Esos bichitos pequeños y negros que son las letras, con toda su ingente variedad de onomatopeyas, me criaron a mí. Cuando el sábado conocí la muerte de Francisco Ibáñez traté de visualizarme sentada en en el salón de mi casa de Vigo ordenando los ‘Mortadelo y Filemón’ que almacenaba en el mueble de debajo de la tele. Se contaban por cientos. En realidad, se cuentan por cientos. Ahí siguen, nadie los ha movido. La tele es otra -más plana, más grande, con más prestaciones-, los cómics son los mismos. Porque en las casas de los padres siempre se mueve la vida, pero no se mueven los libros. Los libros permanecen inmutables en las estanterías, como un ejército silente literario. 

‘Mortadelo y Filemón’ significó para mí, como para miles de niños y niñas, una época de felicidad sencilla y plena. Se producía una abstracción total cuando abría sus páginas y entraba en las aventuras de esos dos agentes torpones cubiertos de garrotazos, precariedades y desengaños. Aquella felicidad se volvió más difícil de lograr a medida que se fueron asentando nuevas emociones en mi vida y, por tanto, nuevas preocupaciones. En realidad, cualquier momento de felicidad adulta ha partido siempre de un intento de volver a aquella sensación de placer pleno, sin distracciones.  

Las veces que he releído mi colección de ‘Mortadelo y Filemón’ como adulta he sido consciente de que me perdía cientos de detalles en las lecturas cuando era niña. Entendía, pero no entendía, las trampas, el golferío, la corrupción, las tramas, los engaños, las cazurradas, los caciques, las chapuzas, la incompetencia, la picaresca, las tropelías, o los abusos a los humildes de los que hablaba. Ahora lo entiendo todo, claro. Y me parece todavía más meritorio escribir sobre las carencias de un país desde la risa limpia e inteligente. 

‘Mortadelo y Filemón’, como ’13, Rue del Percebe’, fueron reflejo de su época y muchos de los que ya no nacimos en la dictadura, recogimos sus preceptos sin demasiada conciencia crítica inicial. A Ibáñez, como a todos los dibujantes y escritores de su generación, le tocó convivir con las arbitrarias consignas de la censura del régimen. En alguna entrevista contaba cómo esa censura le agudizó el ingenio y a través de las limitaciones reinantes se las ingenió para crear nuevos adjetivos y palabros. “Venían a las redacciones ese grupo de maleantes, que el más guapo de ellos tenía cara de haber matado a su padre y a su madre, ¿y qué hacías? Al menos, nos dieron una variedad tremenda de léxico”, decía. 
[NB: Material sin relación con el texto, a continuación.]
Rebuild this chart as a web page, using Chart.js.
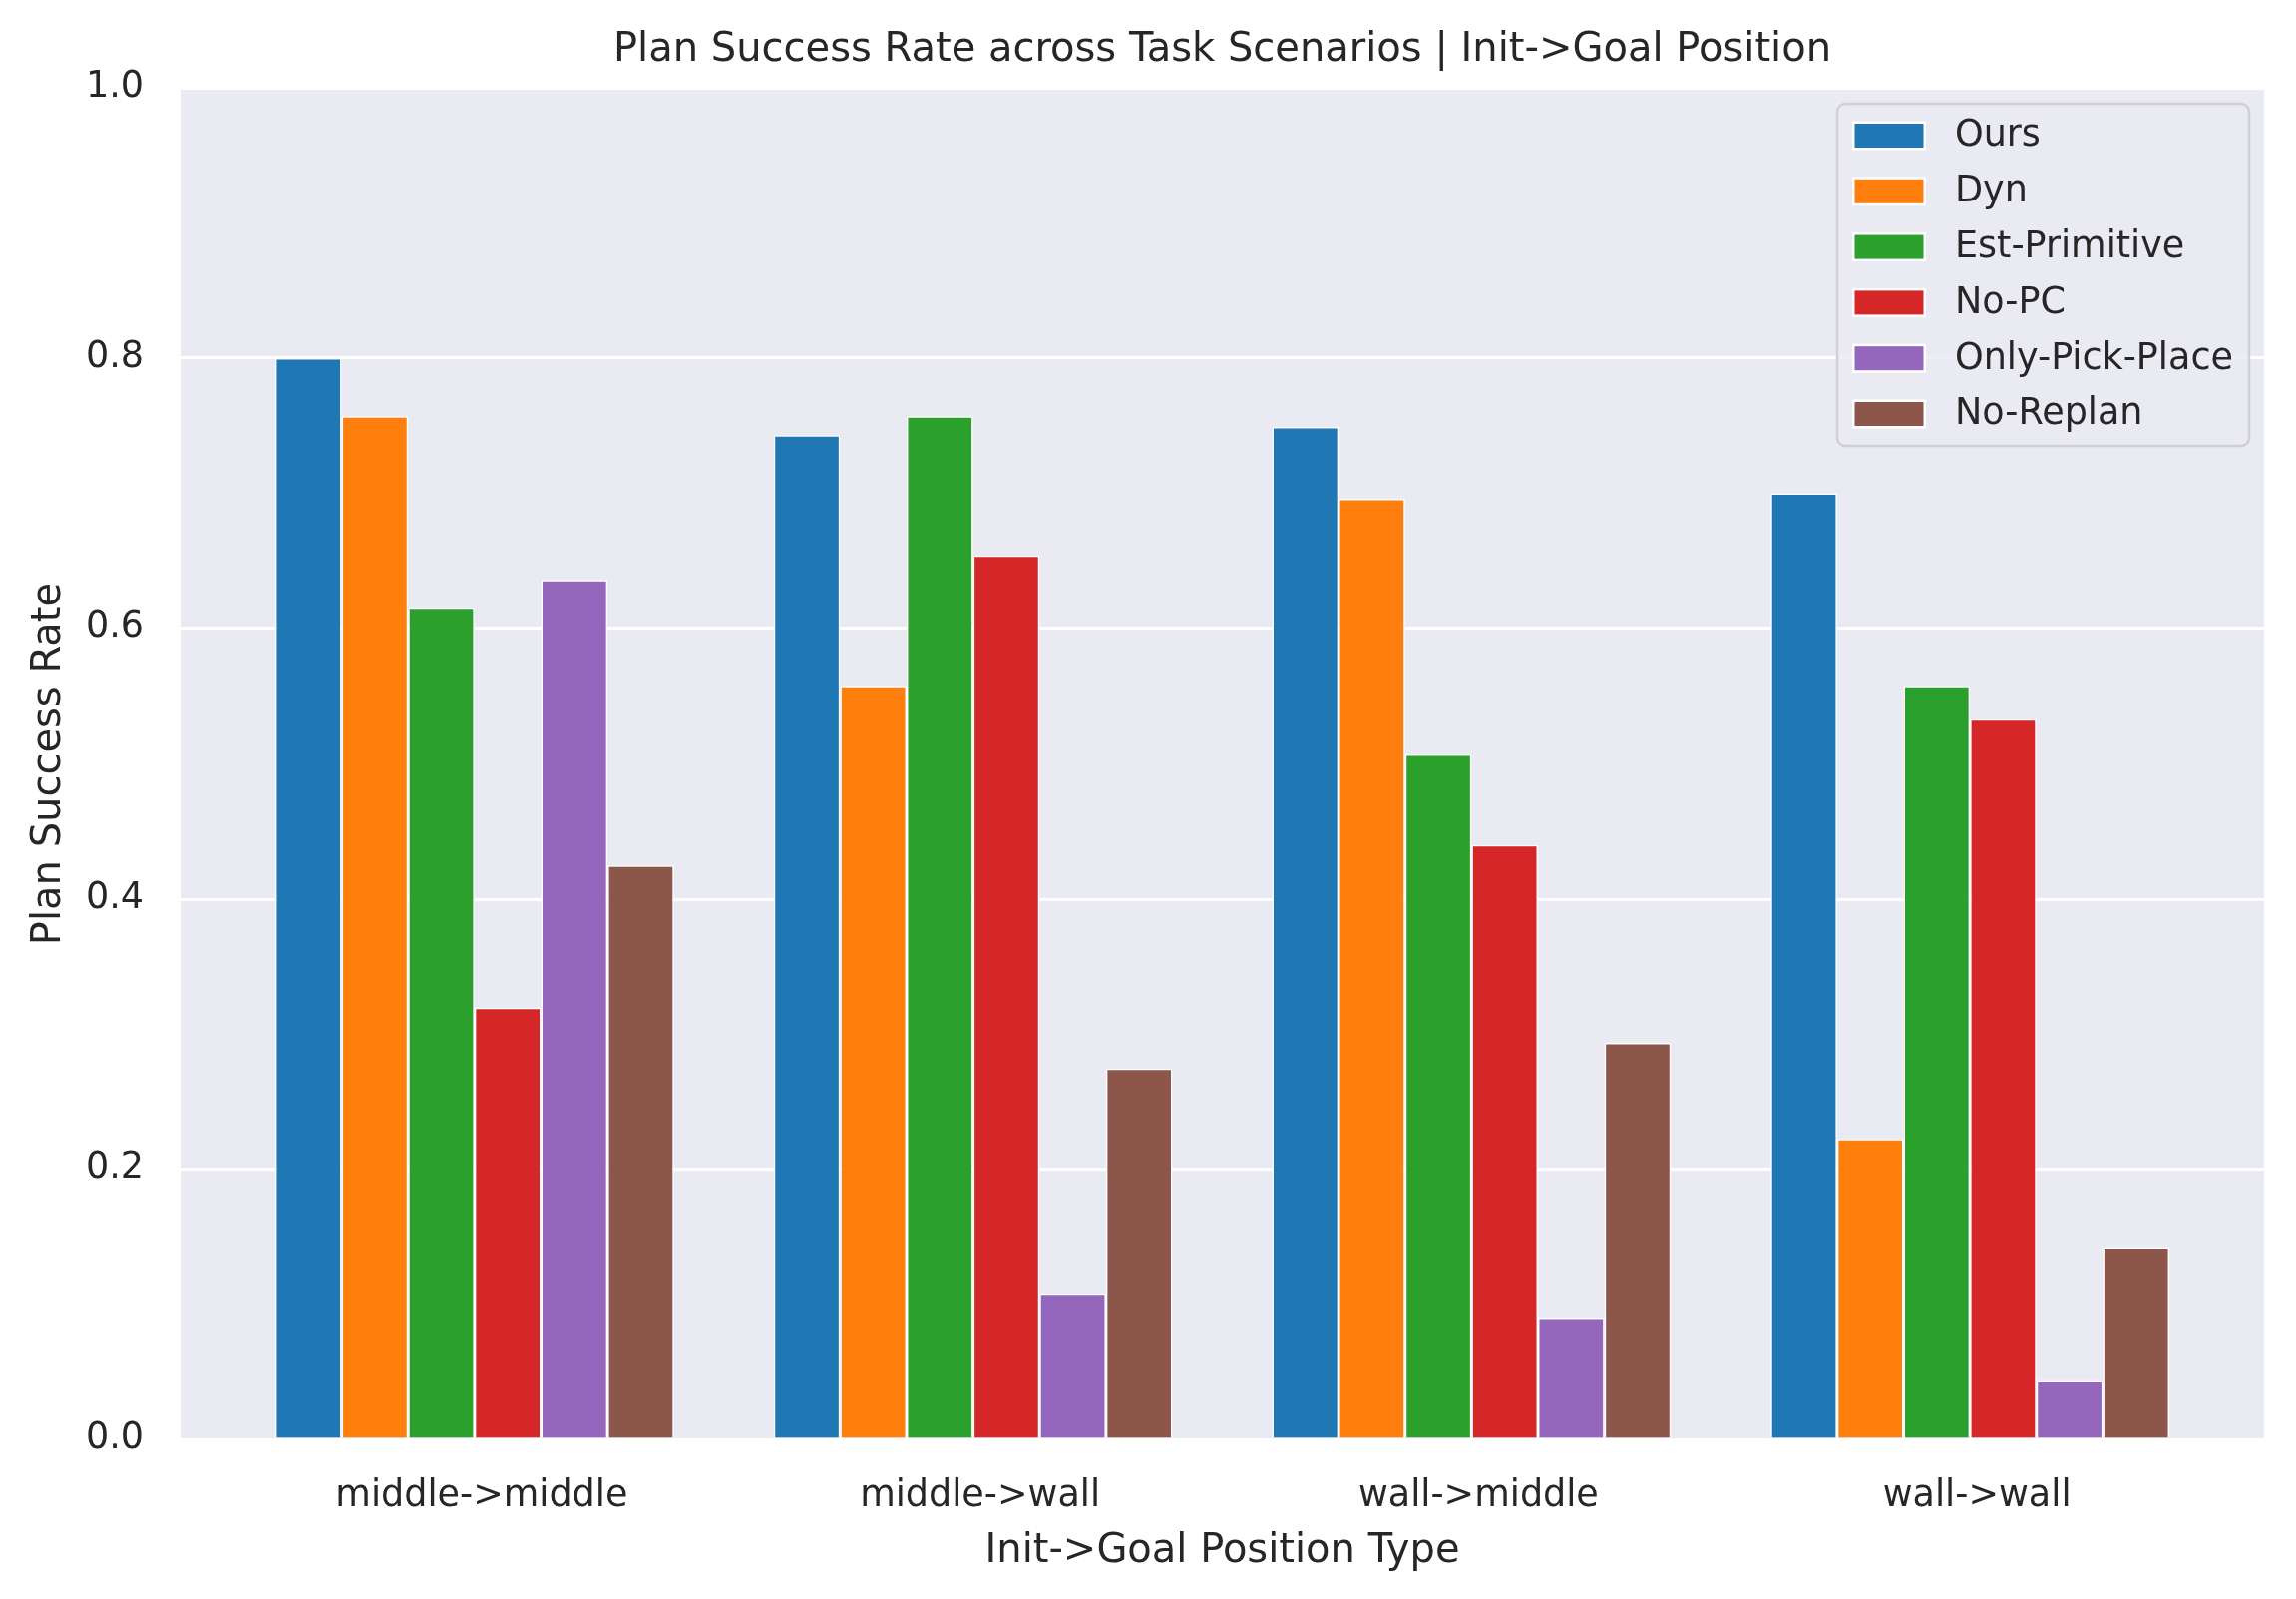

Me parece descorazonador que Francisco Ibáñez haya fallecido justo cuando vuelven a imponerse trazas de censura y cuando el odio y la vileza se lo están comiendo todo, como el hongo de un invernadero al que Mortadelo accedería disfrazado de jardinero. No quiero sonar naif, no lo soy, pero este fin de semana me he preguntado quién puede sustituir a Ibáñez como proveedor universal de distensiones en un país tan sobretensionado. No me me ocurrió nadie, a bote pronto. Pero al menos sabemos que si en algún momento nos vamos al garete alguien estará trazando un plan desde el desastroso cuartel de la T.I.A. para que la cosa mejore.